If Maine is like Montana, then Maine’s local physicians may fear that out-of-state doctors will snatch away some patients and revenue. (An article in the New England Journal of Medicine notes that this incentive is common among state licensing boards in general.) I think this worry is exactly backwards. Maine’s physicians may be the ones snatching away others’ revenue because Maine is a more cost-effective place to live. A doctor living in Maine can do telehealth visits in New York or San Francisco just as easily as a New York or San Francisco doctor can. In fact, the lower cost of living, calm environment, and scenic beauty of Maine could make it a magnet for doctors specializing in telehealth. The bills we are discussing would position Maine very well in this context.
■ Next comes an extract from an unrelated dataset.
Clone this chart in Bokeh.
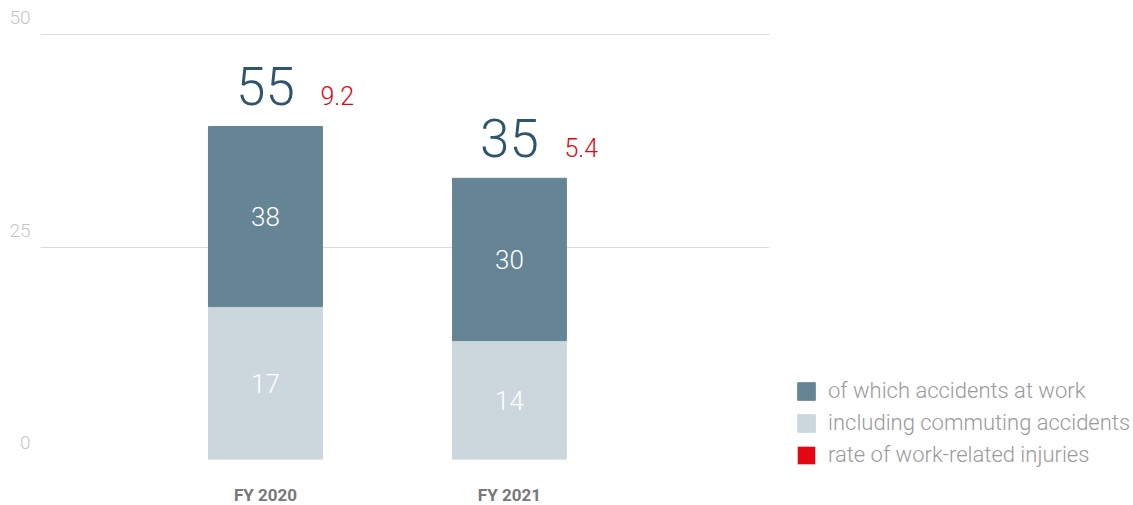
from bokeh.plotting import figure
from bokeh.models import (Range1d, LinearAxis, FixedTicker, Grid, Legend,
                          LegendItem, ColumnDataSource)
from bokeh.core.properties import value
from bokeh.embed import file_html
from bokeh.resources import INLINE

# ---- data ----
categories = ["FY 2020", "FY 2021"]
# bar heights as drawn against the 0-25-50 axis
commuting_heights = [18.0, 14.0]
work_heights = [21.2, 19.1]
# printed values
commuting_labels = ["17", "14"]
work_labels = ["38", "30"]
total_labels = ["55", "35"]
rate_labels = ["9.2", "5.4"]
y_ticks = [0, 25, 50]
legend_labels = ["of which accidents at work",
                 "including commuting accidents",
                 "rate of work-related injuries"]

DARK = "#658595"
LIGHT = "#cbd7dc"
RED = "#e30613"
NAVY = "#2f556b"
LIGHTFONT = "Roboto Light"

xs = list(range(len(categories)))
tops = [c + w for c, w in zip(commuting_heights, work_heights)]
src = ColumnDataSource(dict(
    x=xs,
    c=commuting_heights,
    top=tops,
    cmid=[c / 2 for c in commuting_heights],
    wmid=[c + w / 2 for c, w in zip(commuting_heights, work_heights)],
    clab=commuting_labels,
    wlab=work_labels,
    tot=total_labels,
    rate=rate_labels,
))

p = figure(frame_width=729, frame_height=446,
           x_range=Range1d(-0.922, 2.066), y_range=Range1d(0, 52.5),
           output_backend="svg", toolbar_location=None,
           y_axis_location=None,
           min_border_left=40, min_border_right=364,
           min_border_top=13, min_border_bottom=45,
           outline_line_color=None)
p.grid.grid_line_color = None

# grid lines on the main range
p.add_layout(Grid(dimension=1, ticker=FixedTicker(ticks=y_ticks),
                  grid_line_color="#dcdcdc", grid_line_width=1))

# tick labels sit above their grid lines: use a shifted range
p.extra_y_ranges = {"lab": Range1d(-2, 50.5)}
yax = LinearAxis(y_range_name="lab", ticker=FixedTicker(ticks=y_ticks),
                 axis_line_color=None, major_tick_line_color=None,
                 minor_tick_line_color=None, major_tick_out=0, major_tick_in=0,
                 major_label_standoff=10,
                 major_label_text_font_size="19px",
                 major_label_text_color="#c6c6c6",
                 major_label_text_font=LIGHTFONT)
p.add_layout(yax, "left")

xa = p.xaxis[0]
xa.ticker = FixedTicker(ticks=xs)
xa.major_label_overrides = {i: c for i, c in zip(xs, categories)}
xa.axis_line_color = None
xa.major_tick_line_color = None
xa.minor_tick_line_color = None
xa.major_tick_out = 0
xa.major_tick_in = 0
xa.major_label_standoff = 25
xa.major_label_text_font_size = "17px"
xa.major_label_text_font_style = "bold"
xa.major_label_text_color = "#787878"
xa.major_label_text_font = "Roboto"

BW = 0.467
r_light = p.vbar(x="x", bottom=0, top="c", width=BW, color=LIGHT, source=src)
r_dark = p.vbar(x="x", bottom="c", top="top", width=BW, color=DARK, source=src)
# legend swatch for the red rate values (draws nothing on the plot)
r_red = p.vbar(x=xs, bottom=[0] * len(xs), top=[0] * len(xs), width=0,
               fill_color=RED, line_color=None)

p.text(x="x", y="cmid", text="clab", source=src, text_align="center",
       text_baseline="middle", text_color="white", text_font_size="26px",
       text_font=value(LIGHTFONT))
p.text(x="x", y="wmid", text="wlab", source=src, text_align="center",
       text_baseline="middle", text_color="white", text_font_size="26px",
       text_font=value(LIGHTFONT))
p.text(x="x", y="top", text="tot", source=src, text_align="center",
       text_baseline="middle", y_offset=-40, text_color=NAVY,
       text_font_size="53px", text_font=value(LIGHTFONT))
p.text(x="x", y="top", text="rate", source=src, text_align="left",
       text_baseline="middle", x_offset=55, y_offset=-31, text_color=RED,
       text_font_size="25px", text_font=value(LIGHTFONT))

legend = Legend(items=[LegendItem(label=legend_labels[0], renderers=[r_dark]),
                       LegendItem(label=legend_labels[1], renderers=[r_light]),
                       LegendItem(label=legend_labels[2], renderers=[r_red])],
                location=(26, -8), orientation="vertical",
                glyph_width=22, glyph_height=22, label_standoff=11,
                label_height=20, spacing=7,
                label_text_font_size="22px", label_text_color="#9a9a9a",
                label_text_font=LIGHTFONT,
                border_line_color=None, background_fill_alpha=0,
                padding=0, margin=0)
p.add_layout(legend, "right")

open("out.html", "w").write(file_html(p, INLINE))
How Patients and Providers Will Respond to Innovations Is Unknowable in Advance
I’m often asked to predict the future of healthcare innovation. How will doctors use telehealth in 5 to 10 years? How many people will use telehealth? How much care will be delivered virtually as opposed to in person? How much will Americans spend on virtual health?
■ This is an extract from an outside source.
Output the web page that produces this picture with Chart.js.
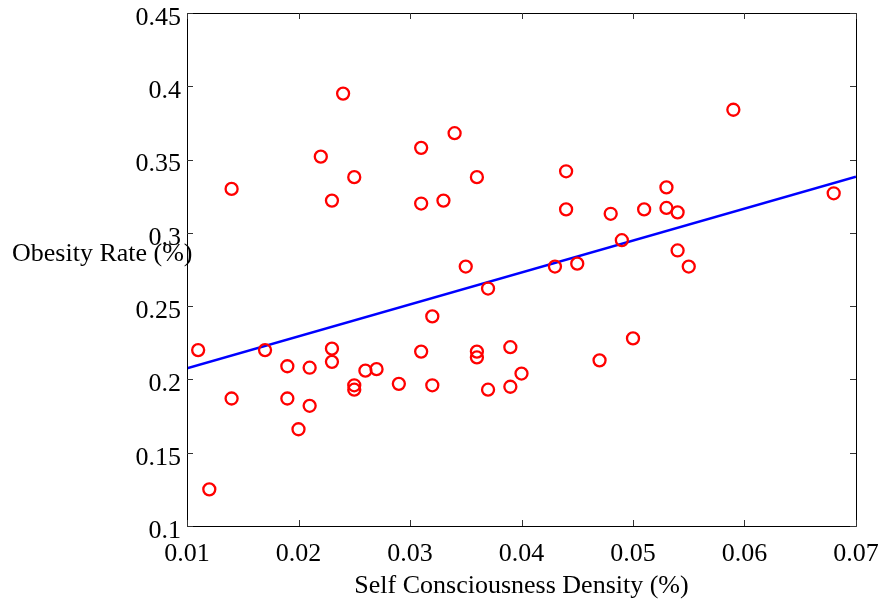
<!DOCTYPE html>
<html>
<head>
<meta charset="utf-8">
<script src="https://cdn.jsdelivr.net/npm/chart.js@4/dist/chart.umd.min.js"></script>
<style>
html,body{margin:0;padding:0;background:#fff;}
#wrap{width:881px;height:600px;}
</style>
</head>
<body>
<div id="wrap"><canvas id="c" width="881" height="600"></canvas></div>
<script>
// Data
const densityX = [0.011,0.012,0.014,0.014,0.017,0.019,0.019,0.020,0.021,0.021,
  0.022,0.023,0.023,0.023,0.024,0.025,0.025,0.025,0.026,0.027,
  0.029,0.031,0.031,0.031,0.032,0.032,0.033,0.034,0.035,0.036,
  0.036,0.036,0.037,0.037,0.039,0.039,0.040,0.043,0.044,0.044,
  0.045,0.047,0.048,0.049,0.050,0.051,0.053,0.053,0.054,0.054,
  0.055,0.059,0.068];
const obesityY = [0.220,0.125,0.330,0.187,0.220,0.209,0.187,0.166,0.208,0.182,
  0.352,0.322,0.221,0.212,0.395,0.338,0.196,0.193,0.206,0.207,
  0.197,0.358,0.320,0.219,0.243,0.196,0.322,0.368,0.277,0.338,
  0.219,0.215,0.262,0.193,0.222,0.195,0.204,0.277,0.342,0.316,
  0.279,0.213,0.313,0.295,0.228,0.316,0.331,0.317,0.314,0.288,
  0.277,0.384,0.327];
const fitX = [0.01, 0.07];
const fitY = [0.2076, 0.3383];
const xTickValues = [0.01,0.02,0.03,0.04,0.05,0.06,0.07];
const yTickValues = [0.1,0.15,0.2,0.25,0.3,0.35,0.4,0.45];
const xTitle = 'Self Consciousness Density (%)';
const yTitle = 'Obesity Rate (%)';

const FONT = '"Liberation Serif","Times New Roman",serif';
const FS = 26;
const scatterData = densityX.map((x,i)=>({x:x,y:obesityY[i]}));
const fitData = fitX.map((x,i)=>({x:x,y:fitY[i]}));

const frame = {
  id:'frame',
  afterDraw(chart){
    const ctx = chart.ctx, a = chart.chartArea;
    const xs = chart.scales.x, ys = chart.scales.y;
    ctx.save();
    ctx.strokeStyle = '#000';
    ctx.lineWidth = 1;
    ctx.beginPath();
    ctx.rect(Math.round(a.left)+0.5, Math.round(a.top)+0.5, Math.round(a.right-a.left), Math.round(a.bottom-a.top));
    ctx.stroke();
    const L = 6;
    ctx.strokeStyle = '#333';
    ctx.beginPath();
    xTickValues.forEach(v=>{
      const p = Math.round(xs.getPixelForValue(v))+0.5;
      ctx.moveTo(p,a.bottom); ctx.lineTo(p,a.bottom-L);
      ctx.moveTo(p,a.top); ctx.lineTo(p,a.top+L);
    });
    yTickValues.forEach(v=>{
      const p = Math.round(ys.getPixelForValue(v))+0.5;
      ctx.moveTo(a.left,p); ctx.lineTo(a.left+L,p);
      ctx.moveTo(a.right,p); ctx.lineTo(a.right-L,p);
    });
    ctx.stroke();
    ctx.fillStyle = '#000';
    ctx.font = FS + 'px ' + FONT;
    ctx.textBaseline = 'middle';
    ctx.textAlign = 'left';
    ctx.fillText(yTitle, 12, 254);
    ctx.restore();
  }
};

new Chart(document.getElementById('c'), {
  type:'scatter',
  data:{
    datasets:[
      {type:'line', data:fitData, borderColor:'#0000ff', borderWidth:2.7, pointRadius:0, fill:false, tension:0, order:2},
      {data:scatterData, pointStyle:'circle', pointRadius:6, pointBorderWidth:2.3, borderColor:'#ff0000', backgroundColor:'rgba(0,0,0,0)', pointBackgroundColor:'rgba(0,0,0,0)', pointBorderColor:'#ff0000', showLine:false, order:1}
    ]
  },
  options:{
    responsive:false,
    animation:false,
    events:[],
    layout:{padding:{top:13,right:25,left:0,bottom:0}},
    plugins:{legend:{display:false},tooltip:{enabled:false}},
    scales:{
      x:{
        type:'linear', min:0.01, max:0.07,
        afterBuildTicks(s){ s.ticks = xTickValues.map(v=>({value:v})); },
        afterFit(s){ s.height = 74; s.paddingLeft = 0; s.paddingRight = 0; },
        grid:{display:false, drawTicks:false},
        border:{display:false},
        ticks:{color:'#000', font:{family:FONT,size:FS}, padding:13, maxRotation:0, autoSkip:false,
          callback:(v)=>String(Math.round(v*100)/100)},
        title:{display:true, text:xTitle, color:'#000', font:{family:FONT,size:FS}, padding:{top:0,bottom:-2}}
      },
      y:{
        type:'linear', min:0.1, max:0.45,
        afterBuildTicks(s){ s.ticks = yTickValues.map(v=>({value:v})); },
        afterFit(s){ s.width = 187; s.paddingTop = 0; s.paddingBottom = 0; },
        grid:{display:false, drawTicks:false},
        border:{display:false},
        ticks:{color:'#000', font:{family:FONT,size:FS}, padding:6, labelOffset:5, autoSkip:false,
          callback:(v)=>String(Math.round(v*100)/100)}
      }
    }
  },
  plugins:[frame]
});
</script>
</body>
</html>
Here’s the problem with asking such questions: Imagine going back to, say, 2005, and asking people, “Would you like an app that will summon a total stranger to your house to give you a ride? Or how about another app that will enable you to sleep in another complete stranger’s house somewhere in the world?” For most people, those ideas might have been horrifying, and yet, within five years, Uber and Airbnb radically changed how people travel and where they sleep. In 2016, after experiencing a one-time episode of cardiac arrhythmia, I purchased an AliveCor Kardia device that enabled my cellphone to administer an electrocardiogram in 30 seconds and diagnose the condition of my heartbeat. Dave Albert, the Oklahoma doctor who invented the device, came up with the idea in the 1990s, and engineers told him it was impossible. In 2007, he saw Steve Jobs introduce the iPhone and immediately thought that this new phone might make his idea feasible. Engineers told him the answer was still no, but he insisted that they try—and they succeeded. (My $99 device has kept me out of the emergency room several times, thereby saving me and my insurer thousands of dollars.)
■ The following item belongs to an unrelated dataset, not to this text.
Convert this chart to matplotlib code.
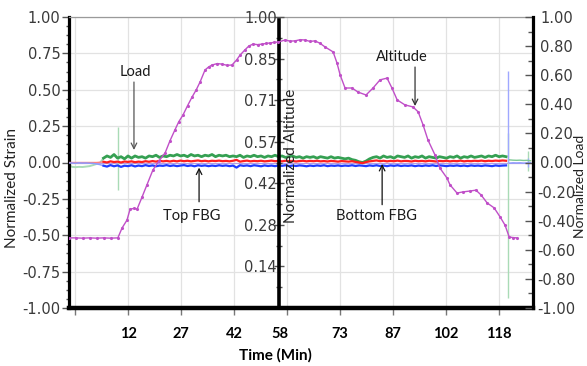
import matplotlib
matplotlib.use("Agg")
import matplotlib.pyplot as plt
import matplotlib.transforms as mtransforms
from matplotlib.ticker import FixedLocator

plt.rcParams['axes.unicode_minus'] = False

# ---------------- data ----------------
# one-minute samples of the three strain channels
minutes = list(range(-5, 121))

green_strain = [
    -0.015, -0.03, -0.032, -0.03, -0.031, -0.028, -0.025, -0.018, -0.01, -0.002,
    0.03, 0.045, 0.035, 0.055, 0.03, 0.04, 0.025, 0.045, 0.03, 0.045,
    0.035, 0.04, 0.03, 0.045, 0.04, 0.05, 0.035, 0.045, 0.04, 0.05,
    0.045, 0.055, 0.045, 0.05, 0.04, 0.055, 0.045, 0.05, 0.04, 0.05,
    0.045, 0.055, 0.04, 0.05, 0.045, 0.05, 0.04, 0.045, 0.04, 0.05,
    0.035, 0.045, 0.04, 0.05, 0.04, 0.045, 0.035, 0.045, 0.04, 0.05,
    0.04, 0.045, 0.035, 0.04, 0.045, 0.035, 0.04, 0.03, 0.04, 0.035,
    0.04, 0.03, 0.04, 0.035, 0.03, 0.04, 0.03, 0.035, 0.03, 0.025,
    0.03, 0.02, 0.015, 0.005, 0.0, 0.01, 0.025, 0.035, 0.04, 0.03,
    0.045, 0.035, 0.04, 0.03, 0.045, 0.04, 0.035, 0.045, 0.03, 0.04,
    0.035, 0.045, 0.03, 0.04, 0.035, 0.03, 0.04, 0.035, 0.03, 0.04,
    0.035, 0.045, 0.03, 0.04, 0.035, 0.045, 0.035, 0.04, 0.045, 0.035,
    0.045, 0.04, 0.05, 0.04, 0.045, 0.04,
]

red_strain = [
    0.0, 0.0, 0.0, 0.0, 0.0, 0.0, 0.0, 0.0, 0.0, 0.002,
    0.005, 0.0, 0.008, 0.003, 0.006, 0.0, 0.007, 0.004, 0.008, 0.002,
    0.006, 0.003, 0.009, 0.005, 0.01, 0.006, 0.012, 0.008, 0.011, 0.007,
    0.012, 0.008, 0.013, 0.009, 0.012, 0.008, 0.011, 0.014, 0.009, 0.012,
    0.008, 0.012, 0.01, 0.013, 0.009, 0.011, 0.008, 0.012, 0.018, 0.006,
    0.01, 0.013, 0.008, 0.011, 0.009, 0.012, 0.008, 0.01, 0.013, 0.009,
    0.011, 0.008, 0.012, 0.009, 0.011, 0.007, 0.01, 0.012, 0.008, 0.011,
    0.009, 0.012, 0.008, 0.01, 0.007, 0.011, 0.009, 0.006, 0.01, 0.008,
    0.006, 0.009, 0.004, 0.0, -0.004, 0.003, 0.008, 0.011, 0.014, 0.009,
    0.012, 0.008, 0.011, 0.009, 0.013, 0.008, 0.011, 0.01, 0.007, 0.012,
    0.009, 0.011, 0.008, 0.012, 0.01, 0.007, 0.011, 0.009, 0.012, 0.008,
    0.011, 0.009, 0.013, 0.008, 0.011, 0.009, 0.012, 0.01, 0.013, 0.009,
    0.012, 0.01, 0.013, 0.011, 0.014, 0.012,
]

blue_strain = [
    -0.004, -0.003, -0.005, -0.002, -0.004, -0.003, -0.005, -0.006, -0.01, -0.015,
    -0.022, -0.028, -0.018, -0.026, -0.02, -0.03, -0.022, -0.025, -0.019, -0.027,
    -0.021, -0.025, -0.018, -0.024, -0.02, -0.026, -0.021, -0.023, -0.018, -0.024,
    -0.02, -0.025, -0.021, -0.018, -0.024, -0.02, -0.026, -0.019, -0.023, -0.02,
    -0.025, -0.021, -0.024, -0.019, -0.023, -0.02, -0.025, -0.021, -0.035, -0.019,
    -0.023, -0.02, -0.025, -0.019, -0.022, -0.026, -0.02, -0.024, -0.021, -0.025,
    -0.02, -0.023, -0.019, -0.025, -0.021, -0.024, -0.02, -0.022, -0.026, -0.021,
    -0.024, -0.02, -0.023, -0.019, -0.025, -0.021, -0.023, -0.02, -0.024, -0.021,
    -0.023, -0.019, -0.024, -0.02, -0.022, -0.025, -0.02, -0.023, -0.019, -0.024,
    -0.021, -0.025, -0.02, -0.023, -0.019, -0.024, -0.021, -0.023, -0.02, -0.025,
    -0.021, -0.024, -0.02, -0.023, -0.019, -0.024, -0.02, -0.022, -0.025, -0.021,
    -0.023, -0.02, -0.024, -0.021, -0.025, -0.02, -0.023, -0.021, -0.024, -0.02,
    -0.022, -0.025, -0.02, -0.023, -0.021, -0.02,
]

# readings after the unloading spike
tail_minutes = [121, 122, 123, 124, 125, 126, 127]
green_tail = [0.018, 0.016, 0.015, 0.016, 0.014, 0.015, 0.012]
blue_tail = [-0.004, -0.002, -0.003, -0.002, -0.004, -0.003, -0.002]

# short transients: time, low, high
green_spike_minutes = [9.1, 120.6, 126.3]
green_spike_low = [-0.19, -0.93, -0.06]
green_spike_high = [0.245, 0.2, 0.08]
blue_spike_minutes = [120.6, 126.3]
blue_spike_low = [0.0, -0.03]
blue_spike_high = [0.63, 0.03]

# normalized load baseline
baseline_minutes = [-5, 127.5]
baseline_load = [0.0, 0.0]

# normalized altitude profile
alt_minutes = [-5, -3, -1, 1, 3, 5, 7, 9.1, 10.3, 11.7, 12.6, 13.6, 14.6, 16.0, 17.4,
               19.1, 20.8, 22.6, 24.0, 25.4, 26.5, 27.7, 29.0, 30.3, 31.5, 32.6, 34.0,
               35.0, 36.0, 37.5, 38.9, 40.3, 41.7, 43.0, 44.0, 45.4, 46.5, 47.7, 49.0,
               50.3, 51.5, 52.6, 53.8, 54.9, 56.9, 58.3, 59.7, 61.2, 62.6, 64.0, 65.4,
               66.8, 68.3, 70.6, 71.7, 72.6, 74.0, 76.0, 77.7, 80.0, 82.0, 84.0, 86.0,
               87.4, 88.9, 91.1, 93.4, 94.9, 96.3, 97.7, 99.7, 101.1, 103.1, 104.0,
               106.0, 107.7, 109.7, 111.4, 112.9, 114.6, 116.6, 118.3, 119.7, 120.9,
               122.0, 123.1]
altitude = [0.241, 0.241, 0.240, 0.241, 0.240, 0.241, 0.240, 0.241, 0.275, 0.302,
            0.340, 0.342, 0.340, 0.381, 0.423, 0.474, 0.505, 0.533, 0.575, 0.612,
            0.640, 0.663, 0.695, 0.725, 0.750, 0.777, 0.818, 0.828, 0.835, 0.840,
            0.838, 0.834, 0.835, 0.852, 0.869, 0.887, 0.900, 0.907, 0.905, 0.907,
            0.909, 0.911, 0.913, 0.914, 0.921, 0.917, 0.918, 0.922, 0.921, 0.916,
            0.918, 0.910, 0.897, 0.880, 0.842, 0.801, 0.756, 0.756, 0.742, 0.732,
            0.756, 0.784, 0.790, 0.756, 0.715, 0.698, 0.691, 0.674, 0.629, 0.577,
            0.526, 0.481, 0.447, 0.423, 0.395, 0.399, 0.402, 0.405, 0.388, 0.361,
            0.344, 0.313, 0.285, 0.244, 0.242, 0.241]

# time axis ticks
time_ticks = [-3.14, 12, 27.14, 42.29, 57.43, 72.57, 87.71, 102.86, 118]
time_labels = ['', '12', '27', '42', '58', '73', '87', '102', '118']

strain_ticks = [-1.0, -0.75, -0.5, -0.25, 0.0, 0.25, 0.5, 0.75, 1.0]
strain_labels = ['-1.00', '-0.75', '-0.50', '-0.25', '0.00', '0.25', '0.50', '0.75', '1.00']

alt_ticks = [1/7, 2/7, 3/7, 4/7, 5/7, 6/7, 1.0]
alt_labels = ['0.14', '0.28', '0.42', '0.57', '0.71', '0.85', '1.00']

load_ticks = [-1.0, -0.8, -0.6, -0.4, -0.2, 0.0, 0.2, 0.4, 0.6, 0.8, 1.0]
load_labels = ['-1.00', '-0.80', '-0.60', '-0.40', '-0.20', '0.00', '0.20', '0.40',
               '0.60', '0.80', '1.00']

# ---------------- figure ----------------
W, H = 587, 366
fig = plt.figure(figsize=(W / 100, H / 100), dpi=100)
ax = fig.add_axes([69 / W, (H - 308) / H, (533 - 69) / W, (308 - 17) / H])
ax.set_xlim(-4.86, 127.7)
ax.set_ylim(-1, 1)

GREEN = '#35a052'
LIGHT_GREEN = '#a9dbb6'
RED = '#ff1f1f'
BLUE = '#1f3cff'
MAGENTA = '#c04fc8'
TICK_GREY = '#3a3a3a'

ax.grid(True, color='#e2e2e2', lw=0.9, zorder=0)
ax.set_axisbelow(True)

n_pre = 10
ax.plot(minutes[:n_pre + 1], green_strain[:n_pre + 1], color=LIGHT_GREEN, lw=1.4, zorder=2)
ax.plot(baseline_minutes, baseline_load, color='#b49ce6', lw=0.8, zorder=2)
ax.vlines(green_spike_minutes, green_spike_low, green_spike_high, color=LIGHT_GREEN,
          lw=1.0, zorder=2)
ax.vlines(blue_spike_minutes, blue_spike_low, blue_spike_high, color='#9fa8ff',
          lw=1.0, zorder=2)
ax.plot(tail_minutes, green_tail, color='#7cc893', lw=1.0, zorder=2)
ax.plot(tail_minutes, blue_tail, color='#8c9cff', lw=1.0, zorder=2)
ax.plot(minutes[n_pre:], green_strain[n_pre:], color=GREEN, lw=2.0, zorder=3)
ax.plot(minutes[:n_pre + 1], red_strain[:n_pre + 1], color='#ff8080', lw=1.0, zorder=3)
ax.plot(minutes[n_pre:], red_strain[n_pre:], color=RED, lw=1.6, zorder=4)
ax.plot(minutes[:n_pre + 1], blue_strain[:n_pre + 1], color='#8c9cff', lw=1.0, zorder=3)
ax.plot(minutes[n_pre:], blue_strain[n_pre:], color=BLUE, lw=1.6, zorder=4)

# left axis: normalized strain
ax.set_yticks(strain_ticks, strain_labels)
ax.yaxis.set_minor_locator(FixedLocator([i / 16 - 1 for i in range(33)]))
ax.tick_params(axis='y', which='major', direction='out', length=5, width=1,
               color='#555555', labelsize=10.5, labelcolor=TICK_GREY, pad=1)
ax.tick_params(axis='y', which='minor', direction='out', length=2.5, width=1,
               color='#555555')
ax.set_xticks(time_ticks, time_labels)
ax.tick_params(axis='x', which='major', direction='out', length=5, width=1,
               color='#777777', labelsize=10.5, pad=9)
for lab in ax.get_xticklabels():
    lab.set_fontweight('bold')
    lab.set_family('Lato')
shift = mtransforms.ScaledTranslation(-0.07, 0, fig.dpi_scale_trans)
lab58 = ax.get_xticklabels()[4]
lab58.set_transform(lab58.get_transform() + shift)

for side in ['left', 'right']:
    ax.spines[side].set_visible(side == 'left')
ax.spines['left'].set_linewidth(2.3)
ax.spines['left'].set_color('black')
ax.spines['bottom'].set_linewidth(3.2)
ax.spines['bottom'].set_color('black')
ax.spines['top'].set_linewidth(0.9)
ax.spines['top'].set_color('#9a9a9a')

# middle axis: normalized altitude
ax_mid = ax.twinx()
ax_mid.set_ylim(0, 1)
for side in ['top', 'bottom', 'right']:
    ax_mid.spines[side].set_visible(False)
ax_mid.spines['left'].set_visible(True)
ax_mid.spines['left'].set_position(('data', 55.14))
ax_mid.spines['left'].set_linewidth(2.6)
ax_mid.spines['left'].set_color('black')
ax_mid.spines['left'].set_bounds(0, 0.99)
ax_mid.yaxis.tick_left()
ax_mid.set_yticks(alt_ticks, alt_labels)
ax_mid.yaxis.set_minor_locator(FixedLocator([(2 * k + 1) / 14 for k in range(7)]))
ax_mid.tick_params(axis='y', which='major', direction='inout', length=7, width=1,
                   color='#555555', labelsize=10.5, labelcolor=TICK_GREY, pad=-2)
ax_mid.tick_params(axis='y', which='minor', direction='inout', length=4, width=1,
                   color='#555555')
ax_mid.plot(alt_minutes, altitude, color=MAGENTA, lw=1.0, marker='.', ms=2.5,
            zorder=5)

# right axis: normalized load
ax_r = ax.twinx()
ax_r.set_ylim(-1, 1)
for side in ['top', 'bottom', 'left']:
    ax_r.spines[side].set_visible(False)
ax_r.spines['right'].set_linewidth(2.3)
ax_r.spines['right'].set_color('black')
ax_r.set_yticks(load_ticks, load_labels)
ax_r.yaxis.set_minor_locator(FixedLocator([i / 10 - 1 for i in range(21)]))
ax_r.tick_params(axis='y', which='major', direction='in', length=6, width=1,
                 color='#555555', labelsize=10.5, labelcolor=TICK_GREY, pad=17)
ax_r.tick_params(axis='y', which='minor', direction='in', length=3.5, width=1,
                 color='#555555')
for lab in ax_r.get_yticklabels():
    lab.set_horizontalalignment('center')

# annotations (strain units, shared with the load axis)
txt = dict(fontsize=10.5, family='Lato', color='#1a1a1a', ha='center', va='center')
arrow = dict(arrowstyle='->', lw=0.9, shrinkA=0, shrinkB=0)
ax_r.text(14.0, 0.622, 'Load', **txt)
ax_r.annotate('', xy=(13.7, 0.086), xytext=(13.7, 0.553),
              arrowprops=dict(arrow, color='#555555'))
ax_r.text(30.3, -0.368, 'Top FBG', **txt)
ax_r.annotate('', xy=(32.3, -0.035), xytext=(32.3, -0.27),
              arrowprops=dict(arrow, color='#111111'))
ax_r.text(82.9, -0.368, 'Bottom FBG', **txt)
ax_r.annotate('', xy=(84.6, -0.01), xytext=(84.6, -0.29),
              arrowprops=dict(arrow, color='#111111'))
ax_r.text(90.3, 0.725, 'Altitude', **txt)
ax_r.annotate('', xy=(94.0, 0.388), xytext=(94.0, 0.656),
              arrowprops=dict(arrow, color='#333333'))

# axis titles
lab_style = dict(fontsize=11, family='Lato', color='#222222', rotation=90,
                 ha='center', va='center')
fig.text(12 / W, 1 - 188 / H, 'Normalized Strain', **lab_style)
fig.text(291 / W, 1 - 156 / H, 'Normalized Altitude', **lab_style)
fig.text(580.5 / W, 1 - 186 / H, 'Normalized Load', fontsize=10, family='Lato',
         color='#222222', rotation=90, ha='center', va='center')
fig.text(275 / W, 1 - 355 / H, 'Time (Min)', fontsize=11, family='Lato',
         fontweight='bold', color='black', ha='center', va='center')

fig.savefig('out.png', dpi=100)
In December 2019, plenty of doctors and patients still swore that they would never do medical examinations through an iPad. The novel coronavirus changed all that so that, by midsummer 2020, doctors were seeing patients via telehealth 50 to 175 times as often as they were a mere six months before. The McKinsey Report offering that datum suggests that in the future, “Approximately $250 billion—or ~20%—of all Medicare, Medicaid, and Commercial OP, office, and home health spend, could potentially be virtualized.” My hunch is that McKinsey’s estimate grossly underestimates the potential of telehealth, particularly when one considers the addition of remote monitoring, artificial intelligence, and machine learning. In Rwanda, drones transport much of the country’s blood supply—an approach that would work well with Maine’s topography.
Will people want more telehealth in the future? Apple CEO Tim Cook has said, “Our whole role in life is to give you something you didn’t know you wanted. And then once you get it, you can’t imagine your life without it.” The same will be true of telehealth if it is allowed to flourish—as Maine seems to be doing.